There is something about this movie that really hits home, and no I have never been in a situation similar to the one depicted. The dialogue has a wonderful flow; everything said is worth listening to. Every line works towards revealing something about the character delivering it. All of the main characters go through some sort of change and growth over the course of the tale. It all feels natural, all believable, and there is so much depth as the story deals with those issues above her maturity level.

Jason Reitman and Diablo Cody have crafted a film that subverts expectations of the teen comedy. There are no villains, there are no hereos, there are only people faced with difficult choices that they must wrestle with. The characters, all of them, are, in a way, coming of age as they try to make the right decision as they discover new facets of themselves.

Beyond Reitman and Cody, the performances are near flawless. Ellen Page has fantastic timing with her witticisms and her realizations of who she is becoming. JK Simmons and Allison Janney are pitch perfect in their portrayals of supportive parents and what they must be going through. Then there are Jason Bateman and Jennifer Garner, there is a lot of subtlety to what they have to offer, which is a lot more than you may think at first.

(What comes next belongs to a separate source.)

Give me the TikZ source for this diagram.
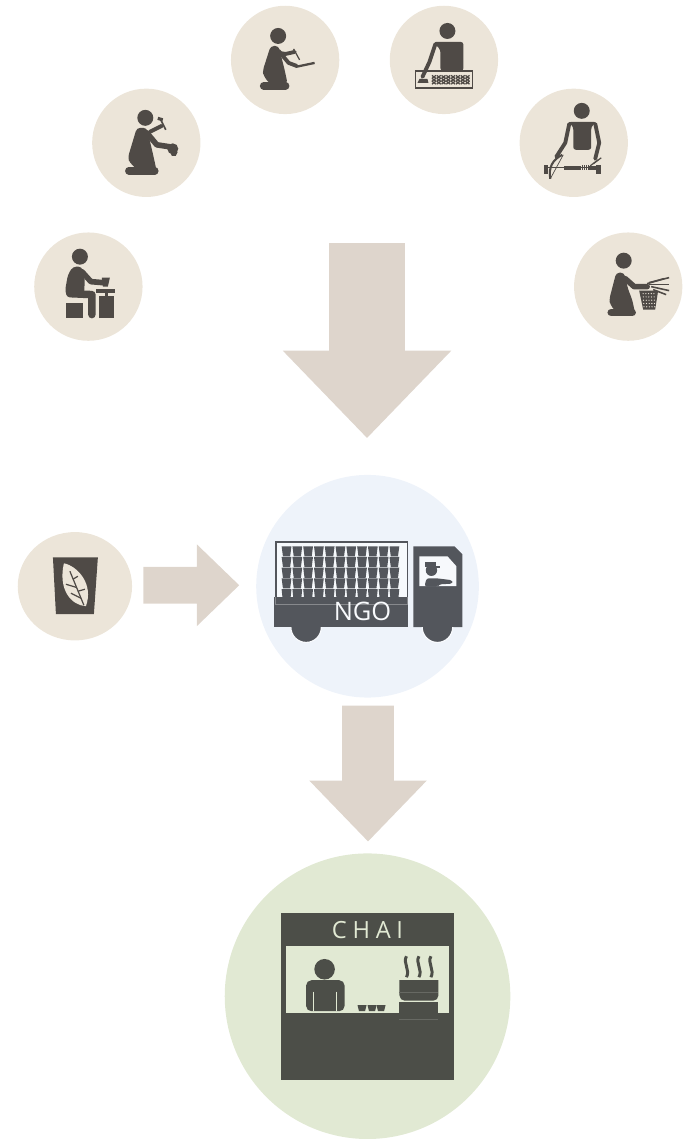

Bottomline. Quite simply, this is a great film. It hits all the right notes and takes its time to reveal these characters. Juno is not a laugh out loud funny, but it will have you smiling and chuckling, with the occasional guffaw. It is rare that a film lands nearly everything, this one comes as close as one can come. Enjoy it.

Highly Recommended.


Anonymous said...

Well said. Page is just so good at delivering Diablo Cody's sarcastic, wised-up, Wilderesque dialogue and the rest of the cast is very good as well.

Juno has the makings of a cult classic.